Away from the action, in quiet room upstairs, I chat to the cast and creatives, starting with Carty-Williams herself. She has adapted her novel for TV, serving as both screenwriter and executive producer – something that proved a bit of a challenge.
“It's been exciting to be able to reimagine Queenie,” she says. “When I wrote it, it was 2017, so obviously times have changed loads... it's been like, who these people now? Who would they be in 2024?”
That doesn’t just include changing slang to catch up with the present day – it also included adding some new characters, including the mysterious Frank, played by Samuel Adewunmi.
“Frank doesn't have a name in the novel but he's in there. He's Kyazike’s cousin. I really wanted to explore Queenie's relationship with black men through a character, rather than just nod to it,” Carty-Williams says; in the books, the only relationship Queenie has with a black man is through the spectre of her abusive stepfather.
And as for Queenie herself? “I'd always wanted someone who was relatively unknown to play Queenie, and I feel sad for Dionne because I think that for the rest of her life, people will be like, ‘That’s Queenie!’ - do you know what I mean?” she jokes.
“I think it was important for someone to be able to come to it fresh, and also I knew how much support she would have from us, so I'm here every day. I talk to her every single day. She messages me… it’s amazing to watch, I’ve cried a lot actually on this.”
The character of Queenie is about 50 per cent Carty-Williams, the author says, “in terms of character, who she is.”

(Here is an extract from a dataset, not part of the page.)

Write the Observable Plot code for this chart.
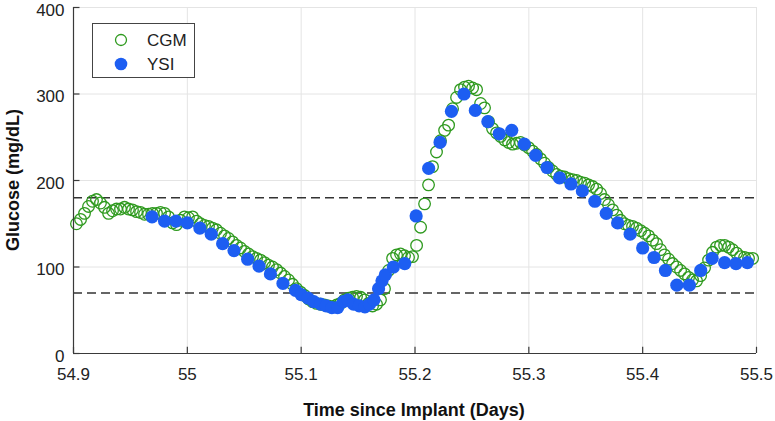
<!DOCTYPE html>
<html>
<head>
<meta charset="utf-8">
<script src="https://cdn.jsdelivr.net/npm/d3@7"></script>
<script src="https://cdn.jsdelivr.net/npm/@observablehq/plot@0.6"></script>
<style>
  html, body { margin: 0; padding: 0; background: #fff; }
  #chart { width: 775px; height: 421px; position: relative; }
</style>
</head>
<body>
<div id="chart"></div>
<script>
// ---- data ----
const xTicks = [54.9, 55, 55.1, 55.2, 55.3, 55.4, 55.5];
const yTicks = [0, 100, 200, 300, 400];
const thresholds = [70, 180];
const seriesNames = ["CGM", "YSI"];

const cgmTime = [
  54.9026, 54.9062, 54.9097, 54.9132, 54.9167, 54.9202, 54.9237, 54.9272, 54.9308, 54.9343,
  54.9378, 54.9413, 54.9448, 54.9483, 54.9518, 54.9554, 54.9589, 54.9624, 54.9659, 54.9694,
  54.9729, 54.9764, 54.9800, 54.9835, 54.9870, 54.9905, 54.9940, 54.9975, 55.0010, 55.0046,
  55.0081, 55.0116, 55.0151, 55.0186, 55.0221, 55.0256, 55.0292, 55.0327, 55.0362, 55.0397,
  55.0432, 55.0467, 55.0502, 55.0538, 55.0573, 55.0608, 55.0643, 55.0678, 55.0713, 55.0748,
  55.0784, 55.0819, 55.0854, 55.0889, 55.0924, 55.0959, 55.0994, 55.1030, 55.1065, 55.1100,
  55.1135, 55.1170, 55.1205, 55.1240, 55.1276, 55.1311, 55.1346, 55.1381, 55.1416, 55.1451,
  55.1486, 55.1522, 55.1557, 55.1592, 55.1627, 55.1662, 55.1697, 55.1732, 55.1768, 55.1803,
  55.1838, 55.1873, 55.1908, 55.1943, 55.1978, 55.2014, 55.2049, 55.2084, 55.2119, 55.2154,
  55.2189, 55.2224, 55.2260, 55.2295, 55.2330, 55.2365, 55.2400, 55.2435, 55.2470, 55.2506,
  55.2541, 55.2576, 55.2611, 55.2646, 55.2681, 55.2716, 55.2752, 55.2787, 55.2822, 55.2857,
  55.2892, 55.2927, 55.2962, 55.2998, 55.3033, 55.3068, 55.3103, 55.3138, 55.3173, 55.3208,
  55.3244, 55.3279, 55.3314, 55.3349, 55.3384, 55.3419, 55.3454, 55.3490, 55.3525, 55.3560,
  55.3595, 55.3630, 55.3665, 55.3700, 55.3736, 55.3771, 55.3806, 55.3841, 55.3876, 55.3911,
  55.3946, 55.3982, 55.4017, 55.4052, 55.4087, 55.4122, 55.4157, 55.4192, 55.4228, 55.4263,
  55.4298, 55.4333, 55.4368, 55.4403, 55.4438, 55.4474, 55.4509, 55.4544, 55.4579, 55.4614,
  55.4649, 55.4684, 55.4720, 55.4755, 55.4790, 55.4825, 55.4860, 55.4895, 55.4930, 55.4966
];
const cgmGlucose = [
  150, 155, 162, 170, 176, 178, 174, 169, 162, 165,
  167, 167, 169, 167, 166, 164, 163, 161, 161, 162,
  162, 163, 162, 158, 151, 149, 154, 158, 157, 158,
  153, 150, 148, 147, 145, 143, 139, 136, 133, 129,
  125, 122, 118, 115, 112, 110, 108, 105, 102, 100,
  97, 93, 89, 85, 80, 75, 71, 67, 63, 60,
  58, 57, 56, 55, 54, 56, 58, 62, 64, 65,
  66, 65, 62, 58, 55, 57, 62, 75, 96, 110,
  114, 115, 113, 111, 112, 125, 146, 173, 195, 216,
  233, 246, 258, 264, 283, 296, 305, 308, 309, 307,
  305, 289, 284, 268, 260, 255, 251, 247, 244, 242,
  243, 244, 241, 238, 234, 230, 225, 220, 215, 211,
  207, 205, 204, 202, 201, 200, 198, 197, 195, 193,
  190, 185, 178, 172, 166, 160, 154, 150, 148, 147,
  145, 142, 139, 136, 131, 127, 120, 114, 109, 104,
  100, 96, 92, 88, 85, 84, 90, 99, 108, 117,
  123, 125, 125, 123, 120, 116, 112, 111, 110, 110
];

const ysiTime = [
  54.969, 54.980, 54.990, 55.000, 55.011, 55.021, 55.031, 55.041, 55.053, 55.063,
  55.073, 55.084, 55.095, 55.100, 55.106, 55.111, 55.117, 55.122, 55.127, 55.132,
  55.137, 55.141, 55.146, 55.151, 55.156, 55.160, 55.164, 55.168, 55.171, 55.174,
  55.181, 55.191, 55.201, 55.212, 55.222, 55.232, 55.243, 55.253, 55.264, 55.274,
  55.285, 55.296, 55.306, 55.316, 55.327, 55.337, 55.347, 55.358, 55.368, 55.378,
  55.389, 55.400, 55.410, 55.420, 55.430, 55.441, 55.451, 55.461, 55.472, 55.482,
  55.492
];
const ysiGlucose = [
  158, 153, 153, 151, 145, 138, 127, 119, 109, 101,
  92, 81, 73, 68, 64, 60, 57, 55, 53, 53,
  60, 62, 57, 55, 54, 57, 62, 75, 84, 91,
  100, 104, 159, 214, 244, 280, 300, 281, 268, 254,
  258, 242, 229, 215, 203, 196, 188, 176, 162, 151,
  138, 122, 111, 96, 79, 79, 96, 110, 105, 104,
  105
];

// ---- build tables ----
const cgm = cgmTime.map((t, i) => ({t, g: cgmGlucose[i]}));
const ysi = ysiTime.map((t, i) => ({t, g: ysiGlucose[i]}));

const green = "#2f9a1f";
const blue = "#1d5ef2";
const axisColor = "#3a3a3a";
const font = "'Liberation Sans', Arial, Helvetica, sans-serif";

const xMin = xTicks[0], xMax = xTicks[xTicks.length - 1];
const yMin = yTicks[0], yMax = yTicks[yTicks.length - 1];
const tickLenX = (xMax - xMin) * 0.0095; // inward ticks length in data units
const tickLenY = (yMax - yMin) * 0.018;

const chart = Plot.plot({
  width: 775,
  height: 421,
  marginLeft: 73,
  marginRight: 19,
  marginTop: 7,
  marginBottom: 68,
  style: {fontFamily: font, fontSize: "16px", color: "#222", background: "#fff"},
  x: {domain: [xMin, xMax]},
  y: {domain: [yMin, yMax]},
  marks: [
    Plot.ruleX(xTicks.slice(1), {stroke: "#e4e4e4", strokeWidth: 1}),
    Plot.ruleY(yTicks.slice(1), {stroke: "#e4e4e4", strokeWidth: 1}),
    Plot.ruleY(thresholds, {stroke: "#333", strokeWidth: 1.6, strokeDasharray: "9,5"}),
    Plot.dot(cgm, {x: "t", y: "g", r: 5.8, stroke: green, strokeWidth: 1.3, fill: "none"}),
    Plot.dot(ysi, {x: "t", y: "g", r: 6.6, fill: blue, stroke: "none"}),
    Plot.ruleX([xMin], {stroke: axisColor, strokeWidth: 1.2}),
    Plot.ruleY([yMin], {stroke: axisColor, strokeWidth: 1.2}),
    Plot.ruleX(xTicks, {y1: yMin, y2: yMin + tickLenY, stroke: axisColor, strokeWidth: 1.2}),
    Plot.ruleY(yTicks, {x1: xMin, x2: xMin + tickLenX, stroke: axisColor, strokeWidth: 1.2}),
    Plot.axisX({ticks: xTicks, tickSize: 0, tickPadding: 14, tickFormat: d => String(d), label: null, fontSize: 17}),
    Plot.axisY({ticks: yTicks, tickSize: 0, tickPadding: 9, dy: 3, tickFormat: d => String(d), label: null, fontSize: 17})
  ]
});

document.getElementById("chart").appendChild(chart);

// ---- titles & legend ----
const svg = d3.select(chart);
svg.append("text")
  .attr("x", 414).attr("y", 416)
  .attr("text-anchor", "middle")
  .style("font-family", font).style("font-weight", "bold").style("font-size", "18px").style("fill", "#111")
  .text("Time since Implant (Days)");
svg.append("text")
  .attr("transform", "translate(19,180) rotate(-90)")
  .attr("text-anchor", "middle")
  .style("font-family", font).style("font-weight", "bold").style("font-size", "18px").style("fill", "#111")
  .text("Glucose (mg/dL)");

const lg = svg.append("g");
lg.append("rect").attr("x", 92.5).attr("y", 23.5).attr("width", 102).attr("height", 54)
  .attr("fill", "#fff").attr("stroke", "#444").attr("stroke-width", 1);
lg.append("circle").attr("cx", 121).attr("cy", 40).attr("r", 5.5)
  .attr("fill", "none").attr("stroke", green).attr("stroke-width", 1.3);
lg.append("circle").attr("cx", 121).attr("cy", 64).attr("r", 6.3).attr("fill", blue);
[seriesNames[0], seriesNames[1]].forEach((name, i) => {
  lg.append("text").attr("x", 147).attr("y", 46 + i * 24)
    .attr("text-anchor", "start")
    .style("font-family", font).style("font-size", "17px").style("fill", "#222")
    .text(name);
});
</script>
</body>
</html>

“But Dionne and I are very different, and that's really good, because it would be weird to see a version of myself, walking and talking like me.”
When Brown enters the room to chat, she looks like she’s walked straight off the pages of the book: lots of layered jewelry, trainers and a knitted dress, and ready to shoot a scene as Queenie alongside her cousin Diana, played by Cristale De’Abreu.
It turns out that Brown had a sizeable input into the costume, to the extent that she’s taking home “all the jewelry, all my trainers, some of the jackets,” she laughs.
She gestures to her layered gold necklaces – including one that says ‘Queenie’. “This is actually really similar to my personal style as well.”
Aside from her style, though, she says the character she’s portraying is actually pretty universal. “I feel like Queenie represents womanhood as a whole,” she says.
“I feel like there's a Queenie in women unanimously, she’s not just relegated to women of colour. I feel like we can all relate to at least three out of the hundred situations minimally, of what she’s going through.”
Over the course of the story, there is a lot: Queenie suffers a miscarriage, breaks up with her long-term boyfriend Tom, and enters into a series of destructive relationships – all the while spiraling mentally and struggling to keep on top of her job and friendships.
The series also required Brown to film her first-ever sex scenes, something she describes as “super nerve-wracking”.
“I could have thrown up before, just off of nerves,” she says. “I never even kissed anybody at drama school. I was like, ‘I’m not kissing any of you boys! You all smell!’ Now I’m going into this show where I’m having to be super intimate, with more than one man, and not all of it is nice.”
“The novel is quite dark,” Carty-Williams says – though Brown does stress that “Queenie does consent” to the sex she’s having, they made the decision to tone it down slightly in the show, which is helped by the format.
“I think that would be quite a hard thing to see visually. And so [in the show] Queenie is kind of a dispersion of things. She's more reflective and her world is so much bigger because we're just less with her all the time.
With the show on the cusp of airing, is Brown ready for her life to change? “It stresses me out a little bit,” she admits.
“Maybe it is like a typical London personality of me, but when I get stopped in the street, and it's a bit like, ‘Why are you talking to me?’ kind of thing. I feel like that's probably not going to serve me best once the show comes out.”